I wish my mom had said to me the things that my sister had to listen to so often. ‘Tomorrow you will get married and go to somebody else’s house. There you will have to do all these things for that family. They will expect you to know all this’. Why didn’t she tell me ‘Tomorrow you will get married to a woman who will have her own dreams and aspirations to fulfill. She may want to study or work and be independent. You should be able to shoulder your share of the kitchen and the household work and support her and make sure she has the time and the energy to pursue her dreams’. Why do moms and dads never say that to their male children?

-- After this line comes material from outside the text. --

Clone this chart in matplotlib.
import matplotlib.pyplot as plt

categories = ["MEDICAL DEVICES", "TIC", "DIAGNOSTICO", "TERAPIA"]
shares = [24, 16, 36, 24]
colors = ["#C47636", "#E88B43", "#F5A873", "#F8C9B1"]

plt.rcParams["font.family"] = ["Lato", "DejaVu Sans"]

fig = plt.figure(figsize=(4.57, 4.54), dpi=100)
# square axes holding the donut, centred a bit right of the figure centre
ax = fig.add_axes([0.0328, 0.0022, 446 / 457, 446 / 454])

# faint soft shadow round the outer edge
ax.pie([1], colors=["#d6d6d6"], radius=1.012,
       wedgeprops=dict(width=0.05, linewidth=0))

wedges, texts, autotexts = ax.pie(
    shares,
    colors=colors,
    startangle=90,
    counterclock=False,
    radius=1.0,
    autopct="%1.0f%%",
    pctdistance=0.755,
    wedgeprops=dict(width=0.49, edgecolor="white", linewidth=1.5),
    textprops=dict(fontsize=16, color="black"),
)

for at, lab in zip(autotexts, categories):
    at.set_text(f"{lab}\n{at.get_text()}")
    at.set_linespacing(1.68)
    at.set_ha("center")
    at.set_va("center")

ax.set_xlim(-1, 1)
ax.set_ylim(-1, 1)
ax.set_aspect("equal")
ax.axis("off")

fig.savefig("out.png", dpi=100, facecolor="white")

It is just not a matter of sharing and support and learning skills. It is basically unfair and disrespectful to women, a culture of exploitation and discrimination that has been quietly normalized in our male oriented culture since the beginning of time. It has to be changed, it has to stop. Lockdown that culture. Now.

Luckily, my dad was a cooking enthusiast and some of that rubbed off on me. I like to cook, thanks to my dad, though it takes me much longer than it should, thanks to my mom.

I wish my mom had made me cut vegetables the right way, cook without making the kitchen look like a hurricane went through it and of course, make those infernal phulkas phulao! I would have been far more helpful to my wife today and in the years gone by.

Yeah, yeah, my beloved wife, I know, I know, you don’t have to rub it in. Here, take your two non-phulela phulkas and be content. And blame Indian culture for the unidentifiable shape , not me.

2 comments / Add your comment below

  1. Yes, you got that right, Sundar. Growing up, the Indian male is privileged in that we expect delicious food to be dished out at the appointed times by mom. And, then later, we expect our wives to be just like mom! Rude awakening.